Moi je n'ai fait que de bonnes expériences avec l'Académie. C'est un boulot difficile. Intégrer 600 jeunes, ce n'est pas évident. Les encadrer, avoir une relation avec la commune, chercher des entraîneur diplômés. Gérer ça, c'est un travail de titan! Comme dans un couple, je n'ai pas toujours été d'accord avec Jacques (Muller). Mais il passe tous les jours au club, travaille comme un fou. C'est trop facile d'arriver dans un club et de dire après trois semaines que la politique n'est pas la bonne. Il faut respecter ce travail. C'est plus facile de critiquer que de mettre quelque chose en place.
- On a reproché à Jacques Muller d'être trop proche de l'équipe première.
Non. Jacques est venu pour m'épauler. Il n'est pas venu aux entraînements et n'a pas interféré dans mes choix tactiques. Il était là pour aider les joueurs à trouver des solutions à des problèmes extrasportifs.
- Certains disaient même qu'il faisait l'équipe!
Jamais. Il est venu après le match perdu contre Etzella pour régler des problèmes, c'est tout!
- C'est désormais Alexandre Franceschi qui a pris votre relais. Vous n'étiez pas lié par un pacte?
Le football est un marché aux putes. Dès que l'argent intervient... Mais je le savais et je ne vais pas pleurer. Moi, j'ai ma conscience. Quand Jacques Muller est parti de la Jeunesse, je suis parti aussi. Quand Michel Le Flochmoan a quitté Dudelange, je lui ai demandé pour rester dans le centre de formation. Patrick Gloden (analyse de matches) et Boris Molitor (entraîneur des gardiens) ont fait preuve de solidarité. Ils sont partis.
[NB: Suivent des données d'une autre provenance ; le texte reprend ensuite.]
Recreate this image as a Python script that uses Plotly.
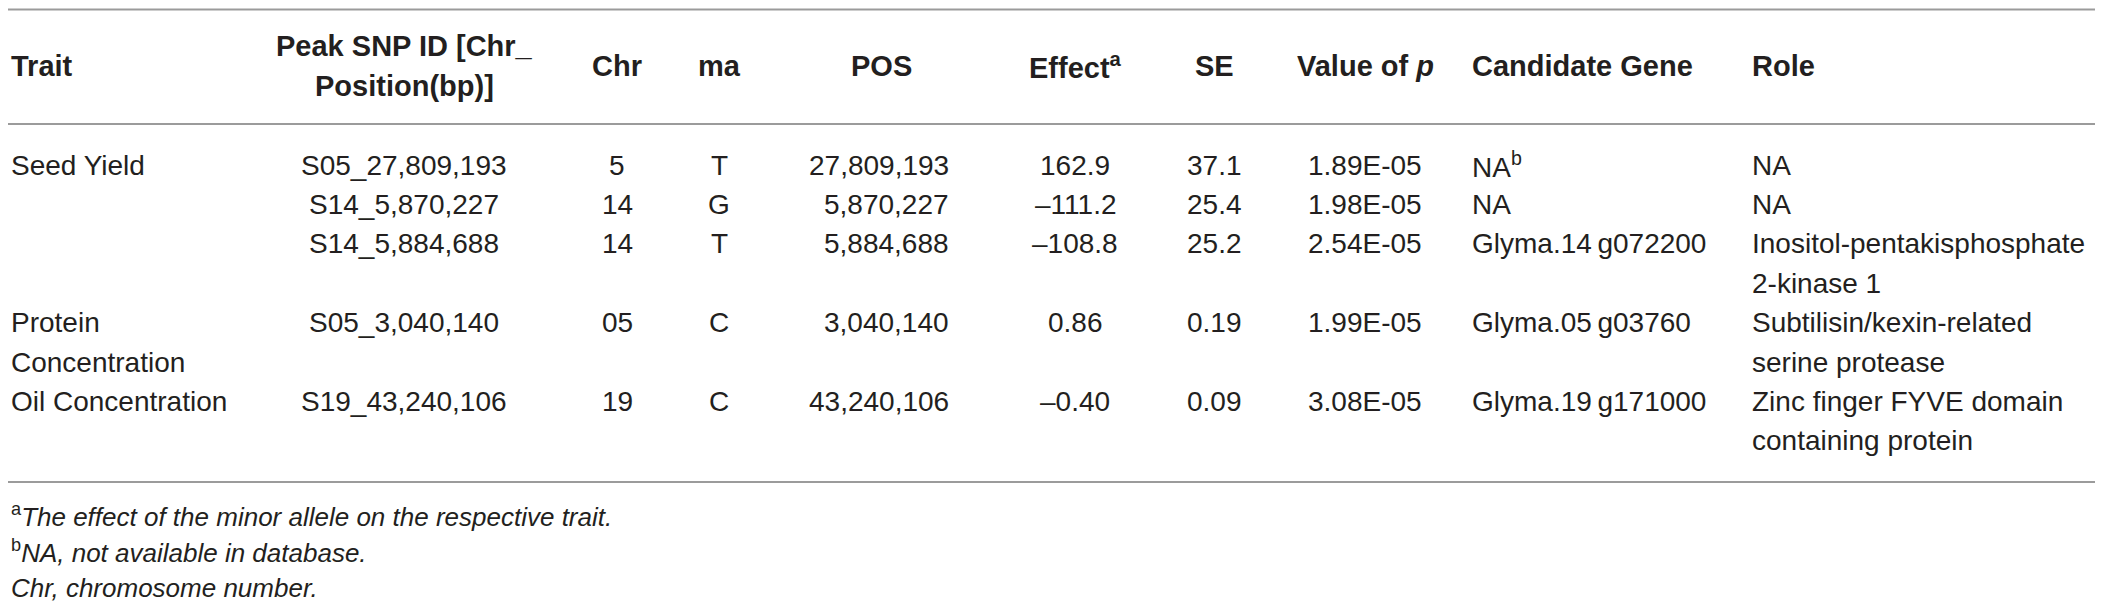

J'ai toujours été loyal avec Alex en l'impliquant dans toutes les décisions. Mais il n'a pas les diplômes requis et ne fera qu'assurer l'interim. Plus question de travailler avec lui. Ceci dit, je ne remets pas en cause sa compétence.
- Vous vous lâchez alors que certains vous reprochent d'avoir manqué de caractère.
Quand tu as un noyau de 25 bons joueurs, tu dois trancher dans le vif. Mais quand tu en as 16 dont cinq juniors et que certains ne sont pas payés à temps, tu fais quoi? Tu arrondis les angles, tu fais preuve de diplomatie. J'étais davantage un psychologue- pédagogue qu'un entraîneur. Je suis fier d'avoir intégré des garçons comme Dragovic, Jackson, Hamouni, Luisi, Klapp, Martins (aujourd'hui à Lyon), Dany Rodrigues et Jona Rodrigues puis Schreiner, Huremovic et Hakim cette saison. Je remercie tous les joueurs. J'ai vécu des moments formidables.
- Qu'allez-vous faire maintenant?
Prendre du recul. J'ai une nouvelle maison, bientôt une petite fille. Je suis un passionné de foot, mais ce n'est pas toute ma vie. Avec ma licence UEFA-Pro, j'ai des pistes. On verra. Mais une chose est sûre: je ne me prostituerai jamais.